Monday, December 13, 2010

Sunday, December 12, 2010

anonymity, vapors of my own unwanted



sunday.

i woke up late and sleepbiked to school. pedaling in a fog.
trying to make it on time for my tutoring session with a seventh grader.

on a side street between melrose and santa monica blvd, a cherry red ferrari thundered by. i peered in through the tinted glass, trying to glimpse the kind of person who drives such a thing, trying to confirm my own bias, my own preset archetype.

i felt a thud of something landing inside me. a math equation pointing to an answer i didnt like: winner vs. loser...good vs. bad...power vs. weakness...success vs. failure.

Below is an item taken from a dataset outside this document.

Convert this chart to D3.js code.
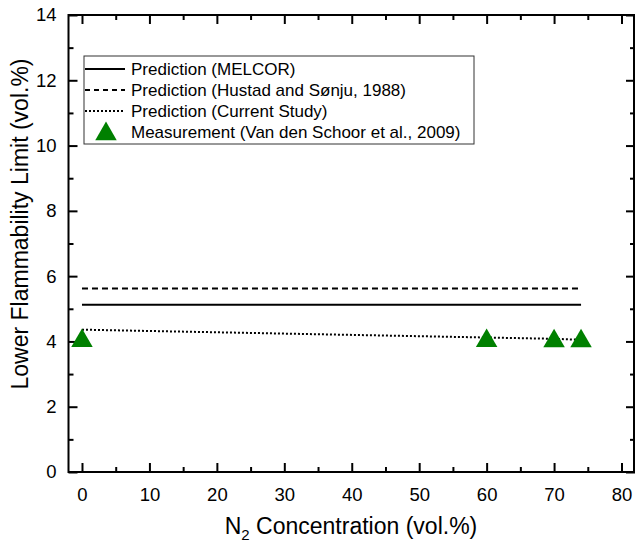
<!DOCTYPE html>
<html>
<head>
<meta charset="utf-8">
<script src="https://cdn.jsdelivr.net/npm/d3@7"></script>
<style>
  body { margin: 0; background: #fff; }
  text { font-family: "Liberation Sans", Arial, sans-serif; }
</style>
</head>
<body>
<div id="chart"></div>
<script>
// données
var n2Pred = [0, 74];
var melcor = [5.12, 5.12];
var hustad = [5.62, 5.62];
var n2Curr = [0, 60, 70, 74];
var current = [4.36, 4.12, 4.08, 4.05];
var n2Meas = [0, 60, 70, 74];
var measured = [4.08, 4.08, 4.07, 4.07];

var xTicks = [0, 10, 20, 30, 40, 50, 60, 70, 80];
var yTicks = [0, 2, 4, 6, 8, 10, 12, 14];

var legendLabels = [
  'Prediction (MELCOR)',
  'Prediction (Hustad and Sønju, 1988)',
  'Prediction (Current Study)',
  'Measurement (Van den Schoor et al., 2009)'
];

var W = 636, H = 543;
var m = {left: 68.5, right: 1, top: 15, bottom: 71};

var svg = d3.select('#chart').append('svg')
  .attr('width', W)
  .attr('height', H);

var x = d3.scaleLinear().domain([-2, 82]).range([m.left, W - m.right]);
var y = d3.scaleLinear().domain([0, 14]).range([H - m.bottom, m.top]);

var minorX = d3.range(5, 80, 10);
var minorY = d3.range(1, 14, 2);

// axes avec ticks vers l'intérieur
function drawAxis(axis, tr, major, minor, labels) {
  var g = svg.append('g').attr('transform', tr)
    .call(axis.tickValues(major).tickSizeInner(-9).tickSizeOuter(0).tickPadding(labels ? 16 : 0)
      .tickFormat(labels ? d3.format('d') : ''));
  g.select('.domain').remove();
  g.selectAll('.tick line').attr('stroke', '#000').attr('stroke-width', 2);
  g.selectAll('.tick text').attr('font-size', 18.5).attr('fill', '#000');
  var g2 = svg.append('g').attr('transform', tr)
    .call(axis.tickValues(minor).tickSizeInner(-5).tickFormat(''));
  g2.select('.domain').remove();
  g2.selectAll('.tick line').attr('stroke', '#000').attr('stroke-width', 2);
  return g;
}

var bx = drawAxis(d3.axisBottom(x), 'translate(0,' + (H - m.bottom) + ')', xTicks, minorX, true);
bx.selectAll('.tick text').attr('dy', '0.71em');
drawAxis(d3.axisTop(x), 'translate(0,' + m.top + ')', xTicks, minorX, false);
var ly = drawAxis(d3.axisLeft(y), 'translate(' + m.left + ',0)', yTicks, minorY, true);
ly.selectAll('.tick text').attr('dx', '4');
drawAxis(d3.axisRight(y), 'translate(' + (W - m.right) + ',0)', yTicks, minorY, false);

// cadre
svg.append('rect')
  .attr('x', m.left).attr('y', m.top)
  .attr('width', W - m.right - m.left - 1).attr('height', H - m.bottom - m.top)
  .attr('fill', 'none').attr('stroke', '#000').attr('stroke-width', 2);

var line = d3.line().x(function(d) { return x(d[0]); }).y(function(d) { return y(d[1]); });

svg.append('path')
  .attr('d', line(d3.zip(n2Pred, hustad)))
  .attr('fill', 'none').attr('stroke', '#000').attr('stroke-width', 2)
  .attr('stroke-dasharray', '6,4');

svg.append('path')
  .attr('d', line(d3.zip(n2Pred, melcor)))
  .attr('fill', 'none').attr('stroke', '#000').attr('stroke-width', 2);

svg.append('path')
  .attr('d', line(d3.zip(n2Curr, current)))
  .attr('fill', 'none').attr('stroke', '#000').attr('stroke-width', 2)
  .attr('stroke-dasharray', '2,2');

var tri = d3.symbol().type(d3.symbolTriangle).size(200);

svg.selectAll('path.meas')
  .data(d3.zip(n2Meas, measured)).enter()
  .append('path')
  .attr('class', 'meas')
  .attr('d', tri)
  .attr('transform', function(d) { return 'translate(' + x(d[0]) + ',' + (y(d[1]) + 2) + ')'; })
  .attr('fill', '#008000');

// légende
var lg = svg.append('g').attr('transform', 'translate(84,56)');
lg.append('rect')
  .attr('width', 390).attr('height', 88)
  .attr('fill', '#fff').attr('stroke', '#333').attr('stroke-width', 1);

var dashes = [null, '5,4', '2,2', 'tri'];
lg.selectAll('g.item')
  .data(legendLabels).enter()
  .append('g')
  .attr('class', 'item')
  .attr('transform', function(d, i) { return 'translate(0,' + (13 + i * 21) + ')'; })
  .each(function(d, i) {
    var g = d3.select(this);
    if (dashes[i] === 'tri') {
      g.append('path').attr('d', tri).attr('transform', 'translate(22,2)').attr('fill', '#008000');
    } else {
      g.append('line').attr('x1', 1).attr('x2', 41)
        .attr('stroke', '#000').attr('stroke-width', 2)
        .attr('stroke-dasharray', dashes[i]);
    }
    g.append('text').attr('x', 47).attr('dy', '0.35em')
      .attr('font-size', 17).text(d);
  });

// titres
svg.append('text')
  .attr('transform', 'translate(28,224) rotate(-90)')
  .attr('text-anchor', 'middle')
  .attr('font-size', 23)
  .text('Lower Flammability Limit (vol.%)');

var xt = svg.append('text')
  .attr('x', 351).attr('y', 534)
  .attr('text-anchor', 'middle')
  .attr('font-size', 23);
xt.append('tspan').text('N');
xt.append('tspan').attr('font-size', 15).attr('dy', 6).text('2');
xt.append('tspan').attr('dy', -6).text(' Concentration (vol.%)');
</script>
</body>
</html>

the driver might as well have been riding on a ocean of million dollar bills, and i might have been trickling along the vapors of my own unwanted anonymity.

and then i told myself...ari, what do you truly WANT, do you really WANT attention for owning a sports car...is that how you want to be read in the world?

the answer, of course, is no.

what i truly want, more than anything else, is to wage peace.
i want to strengthen my mind so it can accept--with equal enthusiasm--the ups and downs of life, the vagaries of being alive.

i want to begin each morning with a prayer for the gift of life, and spend my waking hours living that benediction.
and i know that it is only through a peaceful mind, a calm constitution that i can hear what nourishes my soul. everything else is the noise of ego. and the ego is never satisfied.

the soul doesn't need satisfaction. it only wants to be set free, to enjoy the art of living, the process of being alive.

my soul is art. not the thing we create on a canvas or something for a CV or museum.

my soul is art. and my life must be the artist. for the two to become one, i must get out of the way.